Jonathan Rees, who ran Southern Investigations, was jailed in 2000 for a plan to plant cocaine in his client’s wife’s car so that his client would get custody of his children. In April 2008 Rees was charged with conspiring to murder his former business partner Daniel Morgan. He was acquitted in March 2011.

Glenn Mulcaire was jailed in 2007 for intercepting telephone messages coming out of Clarence House. Steve Whittamore was convicted in 2005 of illegally accesses personal information. Among those alleged to be victims of the phone hacking are murdered schoolgirl Milly Dowler and a host of celebrities.

Savings

The range of private investigation activities is wildly varied. Clients for the industry include governments, corporations and law firms.

Private investigators are also expected to fill a hole left by the 20 per cent cuts to the police force in the life of the current parliament, the committee said.

Mr Robertson points out that some of the work the industry does includes finding missing person and locating beneficiaries of wills.

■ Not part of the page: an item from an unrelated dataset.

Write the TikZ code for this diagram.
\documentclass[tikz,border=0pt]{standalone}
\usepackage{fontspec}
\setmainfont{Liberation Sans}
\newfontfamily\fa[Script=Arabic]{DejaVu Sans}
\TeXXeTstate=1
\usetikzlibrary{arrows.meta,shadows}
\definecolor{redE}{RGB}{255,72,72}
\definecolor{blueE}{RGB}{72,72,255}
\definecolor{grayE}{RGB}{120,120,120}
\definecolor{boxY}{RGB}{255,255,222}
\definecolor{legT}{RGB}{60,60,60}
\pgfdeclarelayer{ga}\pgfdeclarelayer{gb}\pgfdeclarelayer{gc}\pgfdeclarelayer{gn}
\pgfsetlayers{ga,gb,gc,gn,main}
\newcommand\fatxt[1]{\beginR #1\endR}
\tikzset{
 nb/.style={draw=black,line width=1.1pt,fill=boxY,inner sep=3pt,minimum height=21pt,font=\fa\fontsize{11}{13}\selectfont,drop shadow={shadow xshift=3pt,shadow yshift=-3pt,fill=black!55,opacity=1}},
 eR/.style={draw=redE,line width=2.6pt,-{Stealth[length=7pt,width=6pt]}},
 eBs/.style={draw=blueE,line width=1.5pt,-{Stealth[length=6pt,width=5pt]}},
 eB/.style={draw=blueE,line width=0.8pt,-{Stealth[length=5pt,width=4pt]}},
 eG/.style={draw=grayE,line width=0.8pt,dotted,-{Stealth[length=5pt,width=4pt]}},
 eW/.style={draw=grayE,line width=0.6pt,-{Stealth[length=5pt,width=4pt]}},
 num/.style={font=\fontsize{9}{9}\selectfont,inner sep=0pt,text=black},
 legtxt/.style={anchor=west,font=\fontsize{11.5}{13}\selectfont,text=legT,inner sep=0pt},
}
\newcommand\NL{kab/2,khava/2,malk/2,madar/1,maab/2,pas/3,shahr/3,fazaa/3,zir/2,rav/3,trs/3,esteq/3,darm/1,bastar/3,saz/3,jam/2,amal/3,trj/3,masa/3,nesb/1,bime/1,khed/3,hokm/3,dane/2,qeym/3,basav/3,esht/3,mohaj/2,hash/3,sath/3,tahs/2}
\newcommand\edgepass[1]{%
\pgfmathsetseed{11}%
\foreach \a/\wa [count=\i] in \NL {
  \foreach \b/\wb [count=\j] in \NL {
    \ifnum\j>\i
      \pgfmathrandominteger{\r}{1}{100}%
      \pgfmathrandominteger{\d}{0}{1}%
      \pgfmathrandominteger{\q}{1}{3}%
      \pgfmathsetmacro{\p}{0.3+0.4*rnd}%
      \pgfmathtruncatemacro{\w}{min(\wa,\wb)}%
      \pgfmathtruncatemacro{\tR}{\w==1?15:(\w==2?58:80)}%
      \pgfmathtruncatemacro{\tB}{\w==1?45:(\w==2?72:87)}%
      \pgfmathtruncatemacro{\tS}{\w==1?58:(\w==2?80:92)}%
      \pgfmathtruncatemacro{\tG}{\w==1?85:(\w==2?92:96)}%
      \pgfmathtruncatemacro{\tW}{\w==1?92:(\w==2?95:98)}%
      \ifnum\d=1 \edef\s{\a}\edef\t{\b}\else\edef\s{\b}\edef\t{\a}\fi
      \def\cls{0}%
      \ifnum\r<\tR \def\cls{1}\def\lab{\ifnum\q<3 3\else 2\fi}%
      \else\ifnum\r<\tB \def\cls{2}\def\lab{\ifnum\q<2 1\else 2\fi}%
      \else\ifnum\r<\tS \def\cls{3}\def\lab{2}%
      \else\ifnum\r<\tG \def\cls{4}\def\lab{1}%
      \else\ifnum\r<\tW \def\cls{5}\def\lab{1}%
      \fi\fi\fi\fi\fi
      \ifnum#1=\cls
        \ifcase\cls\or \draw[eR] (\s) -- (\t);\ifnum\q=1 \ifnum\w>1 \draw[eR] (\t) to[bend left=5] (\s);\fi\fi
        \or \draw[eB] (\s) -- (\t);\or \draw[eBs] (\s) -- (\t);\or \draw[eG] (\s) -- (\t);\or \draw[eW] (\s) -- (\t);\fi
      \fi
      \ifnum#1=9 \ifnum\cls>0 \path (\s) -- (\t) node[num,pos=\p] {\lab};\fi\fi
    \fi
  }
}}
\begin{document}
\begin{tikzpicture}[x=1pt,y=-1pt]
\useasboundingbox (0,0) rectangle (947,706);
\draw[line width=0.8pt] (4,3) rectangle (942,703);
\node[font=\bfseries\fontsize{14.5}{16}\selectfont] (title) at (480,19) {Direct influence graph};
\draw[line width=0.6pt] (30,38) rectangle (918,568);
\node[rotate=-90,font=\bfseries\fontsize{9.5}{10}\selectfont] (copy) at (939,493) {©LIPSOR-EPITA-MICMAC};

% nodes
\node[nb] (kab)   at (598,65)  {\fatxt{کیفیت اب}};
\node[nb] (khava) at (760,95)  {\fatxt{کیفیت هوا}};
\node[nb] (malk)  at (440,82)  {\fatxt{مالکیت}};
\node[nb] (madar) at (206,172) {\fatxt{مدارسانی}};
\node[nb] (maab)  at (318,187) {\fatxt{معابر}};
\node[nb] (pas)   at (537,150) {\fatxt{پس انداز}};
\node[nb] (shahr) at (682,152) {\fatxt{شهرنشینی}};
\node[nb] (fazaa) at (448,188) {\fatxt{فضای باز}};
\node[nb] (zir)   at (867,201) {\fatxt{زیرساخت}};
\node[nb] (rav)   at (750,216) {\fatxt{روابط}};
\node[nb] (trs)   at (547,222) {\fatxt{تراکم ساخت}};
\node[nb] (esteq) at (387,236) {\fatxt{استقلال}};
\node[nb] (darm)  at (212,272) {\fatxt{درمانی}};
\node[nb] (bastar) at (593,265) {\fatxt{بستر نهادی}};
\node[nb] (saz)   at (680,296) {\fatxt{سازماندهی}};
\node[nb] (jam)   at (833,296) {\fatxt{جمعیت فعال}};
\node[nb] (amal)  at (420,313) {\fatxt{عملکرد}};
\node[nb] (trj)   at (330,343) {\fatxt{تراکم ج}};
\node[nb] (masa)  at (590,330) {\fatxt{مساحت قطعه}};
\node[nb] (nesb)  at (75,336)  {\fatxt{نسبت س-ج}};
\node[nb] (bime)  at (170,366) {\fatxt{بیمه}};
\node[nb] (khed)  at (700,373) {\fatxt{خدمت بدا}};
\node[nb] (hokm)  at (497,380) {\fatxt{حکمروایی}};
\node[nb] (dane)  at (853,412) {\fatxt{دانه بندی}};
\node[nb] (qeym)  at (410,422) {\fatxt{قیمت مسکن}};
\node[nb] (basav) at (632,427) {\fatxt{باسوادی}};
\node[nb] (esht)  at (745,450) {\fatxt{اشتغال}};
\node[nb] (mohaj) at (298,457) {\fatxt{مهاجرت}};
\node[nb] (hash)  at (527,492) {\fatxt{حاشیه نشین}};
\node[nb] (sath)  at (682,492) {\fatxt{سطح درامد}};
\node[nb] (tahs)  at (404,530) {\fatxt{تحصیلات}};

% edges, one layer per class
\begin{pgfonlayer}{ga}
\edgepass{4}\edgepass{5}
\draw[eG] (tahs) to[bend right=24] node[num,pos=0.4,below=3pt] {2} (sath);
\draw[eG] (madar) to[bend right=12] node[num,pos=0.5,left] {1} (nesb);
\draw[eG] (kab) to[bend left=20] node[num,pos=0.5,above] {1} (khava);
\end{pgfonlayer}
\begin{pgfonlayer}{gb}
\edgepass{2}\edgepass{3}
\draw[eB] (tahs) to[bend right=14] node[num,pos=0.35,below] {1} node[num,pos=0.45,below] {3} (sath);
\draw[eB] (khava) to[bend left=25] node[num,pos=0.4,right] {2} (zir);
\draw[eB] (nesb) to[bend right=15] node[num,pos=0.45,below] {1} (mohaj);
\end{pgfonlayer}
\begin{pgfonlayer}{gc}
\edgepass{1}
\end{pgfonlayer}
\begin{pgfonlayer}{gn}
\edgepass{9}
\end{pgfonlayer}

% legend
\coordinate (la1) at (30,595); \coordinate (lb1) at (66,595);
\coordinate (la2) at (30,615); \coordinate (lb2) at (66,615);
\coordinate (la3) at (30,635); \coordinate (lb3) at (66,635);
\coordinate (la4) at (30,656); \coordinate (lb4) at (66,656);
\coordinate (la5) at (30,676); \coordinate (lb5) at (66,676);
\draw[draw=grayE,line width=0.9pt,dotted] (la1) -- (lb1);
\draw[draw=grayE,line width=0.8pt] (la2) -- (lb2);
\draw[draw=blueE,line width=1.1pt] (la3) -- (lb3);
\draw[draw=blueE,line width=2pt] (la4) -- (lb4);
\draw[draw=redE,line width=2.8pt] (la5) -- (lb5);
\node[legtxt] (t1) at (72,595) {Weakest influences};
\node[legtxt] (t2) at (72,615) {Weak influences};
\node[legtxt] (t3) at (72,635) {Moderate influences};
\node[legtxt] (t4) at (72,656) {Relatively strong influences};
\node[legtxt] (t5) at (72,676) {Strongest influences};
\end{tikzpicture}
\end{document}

“We have saved millions for insurance firms by investigating frauds,” he said. “That money goes back to the public in the form of corporation tax.

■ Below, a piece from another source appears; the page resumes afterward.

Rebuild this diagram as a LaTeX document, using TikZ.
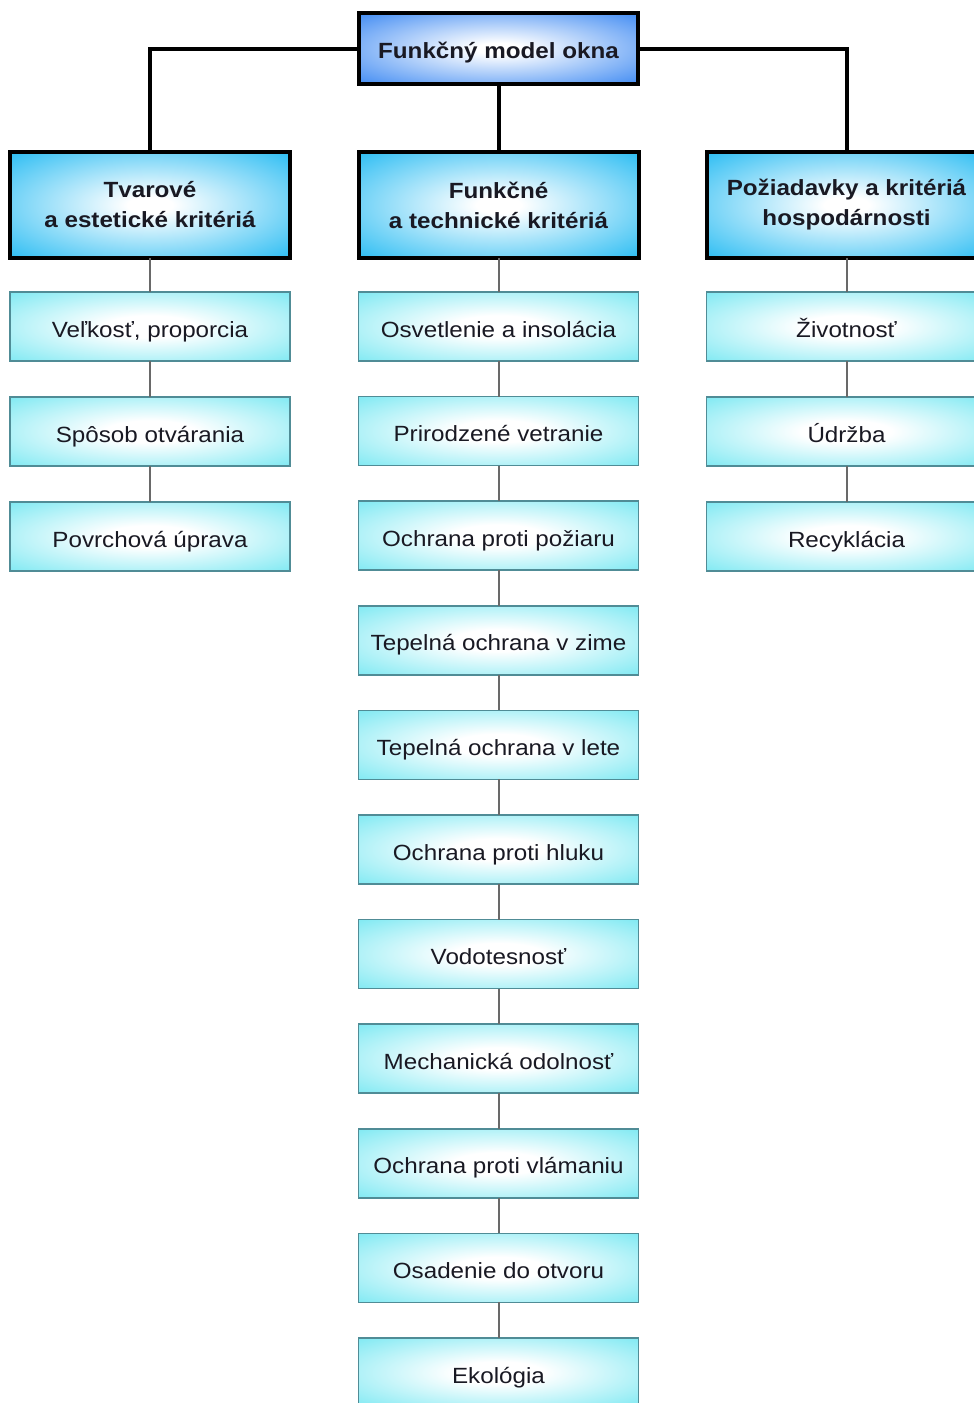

“The biggest area is probably business crime. The police aren’t interested in business crime unless it is a multi-million pound case. There is the fidelity kind of stuff but most investigators worth their salt don’t touch that kind of stuff.”

Evidence before the select committee also shows the amount of work private investigators do for local councils.

In a survey of 17 local authorities, Bristol City Council and Northumberland County Council both said they “frequently” used private investigators. Another ten councils said they occasionally used investigators.

The reasons for using investigators were most commonly for debt recovery and to investigate benefit fraud.

Mr Helsby’s firm has been engaged in a number of high profile cases including working for the receivers of Icelandic bank Glitnir, and with various government such as Ukraine and the Czech Republic.

Sherlock Holmes

What would this mean for our favourite detectives?

Sherlock Holmes:
Though there is no reference to money ever changing hands, the closeness of Holmes to Inspector Lestrade would have certainly raised some eyebrows at Keith Vaz’s select committee, especially considering the amount of case information Lestrade used to shared with Holmes.

Magnum PI: Because he works in the United States, Magnum PI is already subject to tighter private investigator regulations. That said, his propensity for violence and the information he gets from his buddies in the Navy could be a cause for concern. Regulation of his moustache could have been an issue.

Philip Marlowe:
Though he works in the grittier end of the private eye field, the honest private eye in a dishonest world would have been lauded by the committee for rejecting cases which do not reach up to his ethical standards.